Below are entries. Copy exactly the lines running from the line that holds "Reproduce this chart with D3.js." to the line that holds "const yTicks = [1.05, 1.1, 1.15, 1.2, 1.25, 1.3, 1.35, 1.4];", with both ends included.

+ + +

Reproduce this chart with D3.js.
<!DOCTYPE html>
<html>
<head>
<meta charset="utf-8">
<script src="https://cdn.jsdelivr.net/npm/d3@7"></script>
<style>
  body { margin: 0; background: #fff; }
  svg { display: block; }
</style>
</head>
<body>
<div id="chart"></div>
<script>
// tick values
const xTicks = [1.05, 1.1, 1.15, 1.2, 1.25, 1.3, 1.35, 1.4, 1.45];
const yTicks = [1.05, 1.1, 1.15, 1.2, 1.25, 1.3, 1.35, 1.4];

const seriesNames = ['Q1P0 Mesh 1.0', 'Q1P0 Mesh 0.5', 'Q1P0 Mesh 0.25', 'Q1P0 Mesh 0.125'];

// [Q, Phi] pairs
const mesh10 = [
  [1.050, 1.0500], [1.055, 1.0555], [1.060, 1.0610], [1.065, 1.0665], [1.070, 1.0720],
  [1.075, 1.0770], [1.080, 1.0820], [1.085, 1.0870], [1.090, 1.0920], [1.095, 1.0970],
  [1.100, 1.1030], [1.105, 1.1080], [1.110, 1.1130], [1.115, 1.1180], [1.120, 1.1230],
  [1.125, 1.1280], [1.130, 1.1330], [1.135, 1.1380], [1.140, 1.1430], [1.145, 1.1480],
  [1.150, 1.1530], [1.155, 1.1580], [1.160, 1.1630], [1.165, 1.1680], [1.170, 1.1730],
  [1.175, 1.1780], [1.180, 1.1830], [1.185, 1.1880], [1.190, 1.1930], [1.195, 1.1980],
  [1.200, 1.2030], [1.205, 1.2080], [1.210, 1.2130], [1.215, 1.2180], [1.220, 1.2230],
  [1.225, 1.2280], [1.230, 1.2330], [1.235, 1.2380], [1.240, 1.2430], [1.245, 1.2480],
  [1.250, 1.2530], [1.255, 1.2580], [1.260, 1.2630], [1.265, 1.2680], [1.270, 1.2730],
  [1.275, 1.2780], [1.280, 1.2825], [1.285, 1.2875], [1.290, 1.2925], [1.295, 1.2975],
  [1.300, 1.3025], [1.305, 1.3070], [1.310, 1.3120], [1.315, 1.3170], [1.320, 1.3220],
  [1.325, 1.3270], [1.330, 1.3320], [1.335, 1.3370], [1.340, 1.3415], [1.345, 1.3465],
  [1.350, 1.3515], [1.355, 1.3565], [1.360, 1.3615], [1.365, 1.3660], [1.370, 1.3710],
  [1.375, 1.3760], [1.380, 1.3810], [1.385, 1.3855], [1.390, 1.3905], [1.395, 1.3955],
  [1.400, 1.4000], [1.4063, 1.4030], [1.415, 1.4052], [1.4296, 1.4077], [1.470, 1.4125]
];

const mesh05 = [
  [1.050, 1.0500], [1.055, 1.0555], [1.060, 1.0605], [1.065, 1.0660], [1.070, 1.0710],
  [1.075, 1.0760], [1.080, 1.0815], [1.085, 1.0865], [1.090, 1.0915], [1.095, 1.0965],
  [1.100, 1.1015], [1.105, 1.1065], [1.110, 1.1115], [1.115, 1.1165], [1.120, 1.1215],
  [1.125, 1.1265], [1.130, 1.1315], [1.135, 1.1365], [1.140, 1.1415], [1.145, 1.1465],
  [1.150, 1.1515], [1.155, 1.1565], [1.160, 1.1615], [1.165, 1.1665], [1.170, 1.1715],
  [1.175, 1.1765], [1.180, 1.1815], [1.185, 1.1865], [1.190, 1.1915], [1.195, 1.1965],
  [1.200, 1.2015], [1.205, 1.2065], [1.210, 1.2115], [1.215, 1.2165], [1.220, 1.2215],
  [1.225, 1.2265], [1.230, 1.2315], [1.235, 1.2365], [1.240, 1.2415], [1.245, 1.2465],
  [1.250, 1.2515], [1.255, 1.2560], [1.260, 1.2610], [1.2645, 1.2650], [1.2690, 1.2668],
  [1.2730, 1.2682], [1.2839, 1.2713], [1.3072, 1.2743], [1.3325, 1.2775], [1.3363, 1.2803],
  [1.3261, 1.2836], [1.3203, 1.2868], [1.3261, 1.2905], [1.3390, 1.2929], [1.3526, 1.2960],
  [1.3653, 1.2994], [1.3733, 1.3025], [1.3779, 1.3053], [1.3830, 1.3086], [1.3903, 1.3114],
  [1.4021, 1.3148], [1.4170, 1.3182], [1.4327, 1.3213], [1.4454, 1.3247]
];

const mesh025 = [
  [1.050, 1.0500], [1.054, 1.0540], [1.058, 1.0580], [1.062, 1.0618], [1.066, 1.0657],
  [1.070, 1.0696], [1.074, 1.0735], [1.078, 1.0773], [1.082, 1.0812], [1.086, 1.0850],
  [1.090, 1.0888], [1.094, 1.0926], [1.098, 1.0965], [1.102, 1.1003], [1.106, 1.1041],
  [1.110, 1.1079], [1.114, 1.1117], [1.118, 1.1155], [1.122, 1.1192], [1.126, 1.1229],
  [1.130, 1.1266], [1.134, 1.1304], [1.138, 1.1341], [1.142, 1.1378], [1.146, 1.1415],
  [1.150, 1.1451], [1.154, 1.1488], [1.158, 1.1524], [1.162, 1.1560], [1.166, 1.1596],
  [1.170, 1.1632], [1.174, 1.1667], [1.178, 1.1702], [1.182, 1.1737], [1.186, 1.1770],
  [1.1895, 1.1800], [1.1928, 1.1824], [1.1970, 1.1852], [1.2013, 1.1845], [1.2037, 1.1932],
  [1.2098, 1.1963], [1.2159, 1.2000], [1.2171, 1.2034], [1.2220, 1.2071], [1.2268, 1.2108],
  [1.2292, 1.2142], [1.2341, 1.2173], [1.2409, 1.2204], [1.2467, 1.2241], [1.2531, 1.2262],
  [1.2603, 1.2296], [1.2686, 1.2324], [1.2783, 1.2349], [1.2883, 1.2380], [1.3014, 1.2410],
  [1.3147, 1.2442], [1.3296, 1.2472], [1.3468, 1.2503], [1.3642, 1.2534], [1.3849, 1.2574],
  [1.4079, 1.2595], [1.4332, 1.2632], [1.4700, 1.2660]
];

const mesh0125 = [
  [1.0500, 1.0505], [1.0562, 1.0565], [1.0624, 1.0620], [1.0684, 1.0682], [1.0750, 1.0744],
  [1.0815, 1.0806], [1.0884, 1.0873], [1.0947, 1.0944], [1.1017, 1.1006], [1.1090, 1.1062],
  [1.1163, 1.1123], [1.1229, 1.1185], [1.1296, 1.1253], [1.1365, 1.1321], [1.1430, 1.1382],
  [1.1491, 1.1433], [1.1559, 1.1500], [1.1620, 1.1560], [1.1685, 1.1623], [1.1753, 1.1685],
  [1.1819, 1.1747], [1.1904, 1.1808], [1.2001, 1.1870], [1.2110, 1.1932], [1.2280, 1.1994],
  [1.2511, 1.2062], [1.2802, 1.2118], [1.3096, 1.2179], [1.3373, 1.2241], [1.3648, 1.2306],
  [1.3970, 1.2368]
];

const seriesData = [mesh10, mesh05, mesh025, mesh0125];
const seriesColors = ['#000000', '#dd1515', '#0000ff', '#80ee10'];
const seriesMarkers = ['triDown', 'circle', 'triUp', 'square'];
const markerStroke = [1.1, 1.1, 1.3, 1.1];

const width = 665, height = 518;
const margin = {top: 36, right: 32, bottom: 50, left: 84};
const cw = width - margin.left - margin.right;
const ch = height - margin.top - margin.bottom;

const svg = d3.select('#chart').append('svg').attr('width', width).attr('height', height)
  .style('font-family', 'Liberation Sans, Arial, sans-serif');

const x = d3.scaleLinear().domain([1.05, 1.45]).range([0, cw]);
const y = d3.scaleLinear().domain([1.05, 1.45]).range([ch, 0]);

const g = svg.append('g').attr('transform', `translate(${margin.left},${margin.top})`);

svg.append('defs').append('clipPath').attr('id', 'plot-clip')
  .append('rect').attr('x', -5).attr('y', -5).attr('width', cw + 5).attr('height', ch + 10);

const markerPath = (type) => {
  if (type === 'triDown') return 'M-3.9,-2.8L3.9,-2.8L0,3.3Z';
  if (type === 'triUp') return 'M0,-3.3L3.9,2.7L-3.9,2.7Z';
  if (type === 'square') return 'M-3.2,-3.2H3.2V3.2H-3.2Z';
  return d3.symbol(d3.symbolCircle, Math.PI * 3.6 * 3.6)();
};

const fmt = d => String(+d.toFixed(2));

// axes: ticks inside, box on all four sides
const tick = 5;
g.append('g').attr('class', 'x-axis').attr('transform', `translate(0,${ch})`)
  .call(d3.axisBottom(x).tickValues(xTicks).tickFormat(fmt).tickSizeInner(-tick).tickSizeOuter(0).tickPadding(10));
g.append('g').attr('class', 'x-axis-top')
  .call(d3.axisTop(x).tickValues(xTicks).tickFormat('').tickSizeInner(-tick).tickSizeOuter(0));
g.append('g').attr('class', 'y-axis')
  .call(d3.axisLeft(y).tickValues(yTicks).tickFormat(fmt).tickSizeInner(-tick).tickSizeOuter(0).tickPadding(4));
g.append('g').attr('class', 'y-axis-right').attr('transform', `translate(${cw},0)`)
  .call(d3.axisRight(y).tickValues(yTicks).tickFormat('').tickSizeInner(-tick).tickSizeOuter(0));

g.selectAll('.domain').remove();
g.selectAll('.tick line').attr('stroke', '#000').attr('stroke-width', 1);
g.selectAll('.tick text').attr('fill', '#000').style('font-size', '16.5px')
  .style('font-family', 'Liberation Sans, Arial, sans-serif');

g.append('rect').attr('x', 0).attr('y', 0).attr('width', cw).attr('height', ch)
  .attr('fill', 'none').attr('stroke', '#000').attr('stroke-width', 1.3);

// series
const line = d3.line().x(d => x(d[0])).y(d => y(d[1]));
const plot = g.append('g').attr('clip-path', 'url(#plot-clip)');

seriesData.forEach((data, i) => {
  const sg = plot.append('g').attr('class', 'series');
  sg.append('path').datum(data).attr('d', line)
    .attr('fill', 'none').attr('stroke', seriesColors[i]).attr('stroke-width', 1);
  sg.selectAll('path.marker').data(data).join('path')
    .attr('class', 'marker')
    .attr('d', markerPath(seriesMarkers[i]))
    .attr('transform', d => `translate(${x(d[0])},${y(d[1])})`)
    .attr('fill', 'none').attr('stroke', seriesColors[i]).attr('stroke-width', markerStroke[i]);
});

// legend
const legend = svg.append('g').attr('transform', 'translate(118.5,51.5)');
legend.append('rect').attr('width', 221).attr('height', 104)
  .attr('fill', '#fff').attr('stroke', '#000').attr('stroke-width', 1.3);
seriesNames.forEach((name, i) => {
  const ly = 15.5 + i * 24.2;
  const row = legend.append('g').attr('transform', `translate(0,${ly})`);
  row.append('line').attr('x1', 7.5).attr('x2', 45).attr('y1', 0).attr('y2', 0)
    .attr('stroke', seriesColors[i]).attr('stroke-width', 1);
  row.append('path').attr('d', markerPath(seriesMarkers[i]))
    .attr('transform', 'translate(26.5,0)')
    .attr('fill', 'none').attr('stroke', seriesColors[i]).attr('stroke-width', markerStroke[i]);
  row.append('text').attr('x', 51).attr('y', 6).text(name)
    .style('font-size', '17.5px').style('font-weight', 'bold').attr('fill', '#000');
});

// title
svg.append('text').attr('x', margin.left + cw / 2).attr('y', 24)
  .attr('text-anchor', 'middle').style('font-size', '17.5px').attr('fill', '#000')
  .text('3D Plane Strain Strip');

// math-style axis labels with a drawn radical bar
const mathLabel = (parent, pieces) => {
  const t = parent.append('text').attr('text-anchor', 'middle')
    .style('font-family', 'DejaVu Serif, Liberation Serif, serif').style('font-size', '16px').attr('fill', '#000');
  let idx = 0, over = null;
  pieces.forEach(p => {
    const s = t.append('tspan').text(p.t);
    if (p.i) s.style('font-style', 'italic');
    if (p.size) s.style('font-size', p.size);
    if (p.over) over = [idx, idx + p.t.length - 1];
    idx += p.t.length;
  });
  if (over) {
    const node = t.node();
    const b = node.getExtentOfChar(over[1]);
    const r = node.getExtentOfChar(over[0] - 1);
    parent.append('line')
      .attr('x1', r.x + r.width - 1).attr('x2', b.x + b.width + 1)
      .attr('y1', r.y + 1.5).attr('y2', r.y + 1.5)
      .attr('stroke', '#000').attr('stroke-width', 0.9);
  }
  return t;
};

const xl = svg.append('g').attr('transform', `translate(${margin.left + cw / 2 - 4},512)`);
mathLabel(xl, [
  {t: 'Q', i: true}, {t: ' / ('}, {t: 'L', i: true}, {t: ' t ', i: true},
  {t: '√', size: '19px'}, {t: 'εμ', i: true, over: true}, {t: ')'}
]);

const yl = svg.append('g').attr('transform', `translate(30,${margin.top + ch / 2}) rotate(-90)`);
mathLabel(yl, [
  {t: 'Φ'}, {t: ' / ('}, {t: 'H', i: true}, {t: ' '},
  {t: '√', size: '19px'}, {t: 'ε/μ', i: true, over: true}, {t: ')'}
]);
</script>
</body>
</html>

+ + +

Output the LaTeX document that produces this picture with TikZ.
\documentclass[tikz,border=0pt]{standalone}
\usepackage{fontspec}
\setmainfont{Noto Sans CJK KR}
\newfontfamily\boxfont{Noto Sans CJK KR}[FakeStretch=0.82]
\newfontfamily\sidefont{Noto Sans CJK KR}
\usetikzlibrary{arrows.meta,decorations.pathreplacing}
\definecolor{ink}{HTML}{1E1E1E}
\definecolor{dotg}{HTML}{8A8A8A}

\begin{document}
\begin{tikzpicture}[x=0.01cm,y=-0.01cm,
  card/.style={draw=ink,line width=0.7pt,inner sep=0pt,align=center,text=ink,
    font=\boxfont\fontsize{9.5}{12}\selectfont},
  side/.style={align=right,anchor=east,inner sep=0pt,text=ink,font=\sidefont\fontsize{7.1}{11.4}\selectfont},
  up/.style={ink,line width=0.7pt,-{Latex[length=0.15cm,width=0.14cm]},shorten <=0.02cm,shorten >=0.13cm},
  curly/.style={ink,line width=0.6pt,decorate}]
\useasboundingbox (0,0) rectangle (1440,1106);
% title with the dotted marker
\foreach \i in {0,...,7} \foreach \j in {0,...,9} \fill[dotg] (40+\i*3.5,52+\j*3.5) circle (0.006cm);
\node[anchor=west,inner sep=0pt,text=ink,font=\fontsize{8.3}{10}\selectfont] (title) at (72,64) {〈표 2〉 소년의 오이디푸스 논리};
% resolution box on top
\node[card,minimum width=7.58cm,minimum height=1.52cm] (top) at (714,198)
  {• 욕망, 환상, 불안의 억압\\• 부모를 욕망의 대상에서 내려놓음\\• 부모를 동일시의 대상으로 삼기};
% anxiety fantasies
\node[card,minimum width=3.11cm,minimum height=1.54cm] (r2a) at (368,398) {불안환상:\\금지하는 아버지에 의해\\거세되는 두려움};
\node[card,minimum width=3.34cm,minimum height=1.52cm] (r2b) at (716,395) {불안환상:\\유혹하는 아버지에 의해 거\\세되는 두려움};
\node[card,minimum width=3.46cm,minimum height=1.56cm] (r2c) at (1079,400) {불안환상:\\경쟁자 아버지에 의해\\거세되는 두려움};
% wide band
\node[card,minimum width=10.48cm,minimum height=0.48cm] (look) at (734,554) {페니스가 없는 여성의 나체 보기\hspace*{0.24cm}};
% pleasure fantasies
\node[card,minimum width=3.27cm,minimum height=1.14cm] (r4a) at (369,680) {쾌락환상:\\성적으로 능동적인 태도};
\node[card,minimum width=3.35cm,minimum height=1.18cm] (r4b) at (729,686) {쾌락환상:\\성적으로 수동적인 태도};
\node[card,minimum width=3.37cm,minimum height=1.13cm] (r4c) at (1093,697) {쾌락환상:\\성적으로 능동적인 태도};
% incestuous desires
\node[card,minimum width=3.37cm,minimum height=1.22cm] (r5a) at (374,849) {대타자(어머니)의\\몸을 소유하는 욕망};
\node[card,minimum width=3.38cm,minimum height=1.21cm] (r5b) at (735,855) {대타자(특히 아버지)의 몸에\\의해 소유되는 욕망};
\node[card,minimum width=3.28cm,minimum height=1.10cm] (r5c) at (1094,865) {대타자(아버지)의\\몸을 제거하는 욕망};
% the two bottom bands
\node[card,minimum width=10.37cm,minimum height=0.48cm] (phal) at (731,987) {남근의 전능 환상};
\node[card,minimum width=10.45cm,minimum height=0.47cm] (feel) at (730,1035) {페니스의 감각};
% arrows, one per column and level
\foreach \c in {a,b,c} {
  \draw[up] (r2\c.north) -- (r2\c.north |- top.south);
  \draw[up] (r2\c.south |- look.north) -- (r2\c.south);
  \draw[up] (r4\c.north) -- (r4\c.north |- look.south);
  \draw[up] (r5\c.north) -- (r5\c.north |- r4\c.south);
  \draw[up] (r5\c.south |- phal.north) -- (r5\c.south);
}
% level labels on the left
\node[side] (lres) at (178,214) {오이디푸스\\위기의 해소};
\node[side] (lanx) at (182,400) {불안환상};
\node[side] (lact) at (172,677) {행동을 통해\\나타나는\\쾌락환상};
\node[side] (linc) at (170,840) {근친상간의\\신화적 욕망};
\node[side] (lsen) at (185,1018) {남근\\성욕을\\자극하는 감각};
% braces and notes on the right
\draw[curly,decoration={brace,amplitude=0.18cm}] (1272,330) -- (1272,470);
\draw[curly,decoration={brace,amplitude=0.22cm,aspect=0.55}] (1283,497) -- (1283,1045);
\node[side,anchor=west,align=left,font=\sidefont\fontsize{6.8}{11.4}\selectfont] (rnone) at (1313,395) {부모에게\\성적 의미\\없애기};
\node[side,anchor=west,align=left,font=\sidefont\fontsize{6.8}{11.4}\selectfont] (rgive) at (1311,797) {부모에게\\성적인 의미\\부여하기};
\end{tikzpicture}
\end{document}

+ + +

[Response to the exercise]:
Reproduce this chart with D3.js.
<!DOCTYPE html>
<html>
<head>
<meta charset="utf-8">
<script src="https://cdn.jsdelivr.net/npm/d3@7"></script>
<style>
  body { margin: 0; background: #fff; }
  svg { display: block; }
</style>
</head>
<body>
<div id="chart"></div>
<script>
// tick values
const xTicks = [1.05, 1.1, 1.15, 1.2, 1.25, 1.3, 1.35, 1.4, 1.45];
const yTicks = [1.05, 1.1, 1.15, 1.2, 1.25, 1.3, 1.35, 1.4];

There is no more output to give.